__Your objective__:
Please write out the complete listing that follows, exactly as it reads.

__Recorded data__:
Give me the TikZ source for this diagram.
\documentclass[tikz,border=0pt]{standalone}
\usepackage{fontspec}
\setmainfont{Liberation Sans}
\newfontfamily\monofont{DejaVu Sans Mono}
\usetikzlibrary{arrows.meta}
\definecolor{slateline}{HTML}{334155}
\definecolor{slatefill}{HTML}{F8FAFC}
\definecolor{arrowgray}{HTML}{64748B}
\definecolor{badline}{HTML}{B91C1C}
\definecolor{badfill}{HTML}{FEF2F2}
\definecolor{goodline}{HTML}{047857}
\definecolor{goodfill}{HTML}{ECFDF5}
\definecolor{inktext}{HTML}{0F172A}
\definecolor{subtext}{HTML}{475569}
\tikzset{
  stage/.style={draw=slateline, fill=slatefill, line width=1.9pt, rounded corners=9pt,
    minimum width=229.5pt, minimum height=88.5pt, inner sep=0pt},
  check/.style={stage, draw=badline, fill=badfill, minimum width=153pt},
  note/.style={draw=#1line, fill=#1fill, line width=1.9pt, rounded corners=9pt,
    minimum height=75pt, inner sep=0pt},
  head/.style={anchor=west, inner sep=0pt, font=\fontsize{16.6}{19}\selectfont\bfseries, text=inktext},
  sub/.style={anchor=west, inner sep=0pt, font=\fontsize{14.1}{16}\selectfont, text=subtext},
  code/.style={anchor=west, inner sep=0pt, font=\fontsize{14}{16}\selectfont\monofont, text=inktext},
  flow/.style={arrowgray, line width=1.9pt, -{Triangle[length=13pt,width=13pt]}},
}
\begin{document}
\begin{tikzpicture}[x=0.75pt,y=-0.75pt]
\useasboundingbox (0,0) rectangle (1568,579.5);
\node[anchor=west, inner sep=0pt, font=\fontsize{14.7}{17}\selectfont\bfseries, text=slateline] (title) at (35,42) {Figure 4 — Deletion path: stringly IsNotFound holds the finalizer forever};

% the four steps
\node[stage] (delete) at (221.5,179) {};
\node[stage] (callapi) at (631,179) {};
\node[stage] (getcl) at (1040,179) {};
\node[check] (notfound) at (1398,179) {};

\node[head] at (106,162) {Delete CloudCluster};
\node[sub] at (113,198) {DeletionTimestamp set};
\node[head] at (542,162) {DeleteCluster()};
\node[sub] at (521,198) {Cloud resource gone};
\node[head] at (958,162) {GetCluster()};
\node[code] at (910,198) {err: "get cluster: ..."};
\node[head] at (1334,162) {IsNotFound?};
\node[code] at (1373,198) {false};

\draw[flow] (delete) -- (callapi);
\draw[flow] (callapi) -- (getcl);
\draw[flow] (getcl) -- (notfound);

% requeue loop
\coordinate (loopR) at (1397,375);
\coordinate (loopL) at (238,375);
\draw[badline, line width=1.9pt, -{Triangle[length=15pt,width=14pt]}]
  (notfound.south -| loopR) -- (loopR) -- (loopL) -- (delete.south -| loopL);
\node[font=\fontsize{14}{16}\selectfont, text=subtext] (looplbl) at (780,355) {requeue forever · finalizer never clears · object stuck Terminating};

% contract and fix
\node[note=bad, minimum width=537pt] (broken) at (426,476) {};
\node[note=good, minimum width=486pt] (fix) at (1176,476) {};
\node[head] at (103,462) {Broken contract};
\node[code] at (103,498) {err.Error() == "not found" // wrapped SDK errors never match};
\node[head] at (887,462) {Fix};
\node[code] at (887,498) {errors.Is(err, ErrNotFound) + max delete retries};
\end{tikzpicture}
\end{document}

__Reply to the exercise__:
Give me the TikZ source for this diagram.
\documentclass[tikz,border=0pt]{standalone}
\usepackage{fontspec}
\setmainfont{Liberation Sans}
\newfontfamily\monofont{DejaVu Sans Mono}
\usetikzlibrary{arrows.meta}
\definecolor{slateline}{HTML}{334155}
\definecolor{slatefill}{HTML}{F8FAFC}
\definecolor{arrowgray}{HTML}{64748B}
\definecolor{badline}{HTML}{B91C1C}
\definecolor{badfill}{HTML}{FEF2F2}
\definecolor{goodline}{HTML}{047857}
\definecolor{goodfill}{HTML}{ECFDF5}
\definecolor{inktext}{HTML}{0F172A}
\definecolor{subtext}{HTML}{475569}
\tikzset{
  stage/.style={draw=slateline, fill=slatefill, line width=1.9pt, rounded corners=9pt,
    minimum width=229.5pt, minimum height=88.5pt, inner sep=0pt},
  check/.style={stage, draw=badline, fill=badfill, minimum width=153pt},
  note/.style={draw=#1line, fill=#1fill, line width=1.9pt, rounded corners=9pt,
    minimum height=75pt, inner sep=0pt},
  head/.style={anchor=west, inner sep=0pt, font=\fontsize{16.6}{19}\selectfont\bfseries, text=inktext},
  sub/.style={anchor=west, inner sep=0pt, font=\fontsize{14.1}{16}\selectfont, text=subtext},
  code/.style={anchor=west, inner sep=0pt, font=\fontsize{14}{16}\selectfont\monofont, text=inktext},
  flow/.style={arrowgray, line width=1.9pt, -{Triangle[length=13pt,width=13pt]}},
}
\begin{document}
\begin{tikzpicture}[x=0.75pt,y=-0.75pt]
\useasboundingbox (0,0) rectangle (1568,579.5);
\node[anchor=west, inner sep=0pt, font=\fontsize{14.7}{17}\selectfont\bfseries, text=slateline] (title) at (35,42) {Figure 4 — Deletion path: stringly IsNotFound holds the finalizer forever};

% the four steps
\node[stage] (delete) at (221.5,179) {};
\node[stage] (callapi) at (631,179) {};
\node[stage] (getcl) at (1040,179) {};
\node[check] (notfound) at (1398,179) {};

\node[head] at (106,162) {Delete CloudCluster};
\node[sub] at (113,198) {DeletionTimestamp set};
\node[head] at (542,162) {DeleteCluster()};
\node[sub] at (521,198) {Cloud resource gone};
\node[head] at (958,162) {GetCluster()};
\node[code] at (910,198) {err: "get cluster: ..."};
\node[head] at (1334,162) {IsNotFound?};
\node[code] at (1373,198) {false};

\draw[flow] (delete) -- (callapi);
\draw[flow] (callapi) -- (getcl);
\draw[flow] (getcl) -- (notfound);

% requeue loop
\coordinate (loopR) at (1397,375);
\coordinate (loopL) at (238,375);
\draw[badline, line width=1.9pt, -{Triangle[length=15pt,width=14pt]}]
  (notfound.south -| loopR) -- (loopR) -- (loopL) -- (delete.south -| loopL);
\node[font=\fontsize{14}{16}\selectfont, text=subtext] (looplbl) at (780,355) {requeue forever · finalizer never clears · object stuck Terminating};

% contract and fix
\node[note=bad, minimum width=537pt] (broken) at (426,476) {};
\node[note=good, minimum width=486pt] (fix) at (1176,476) {};
\node[head] at (103,462) {Broken contract};
\node[code] at (103,498) {err.Error() == "not found" // wrapped SDK errors never match};
\node[head] at (887,462) {Fix};
\node[code] at (887,498) {errors.Is(err, ErrNotFound) + max delete retries};
\end{tikzpicture}
\end{document}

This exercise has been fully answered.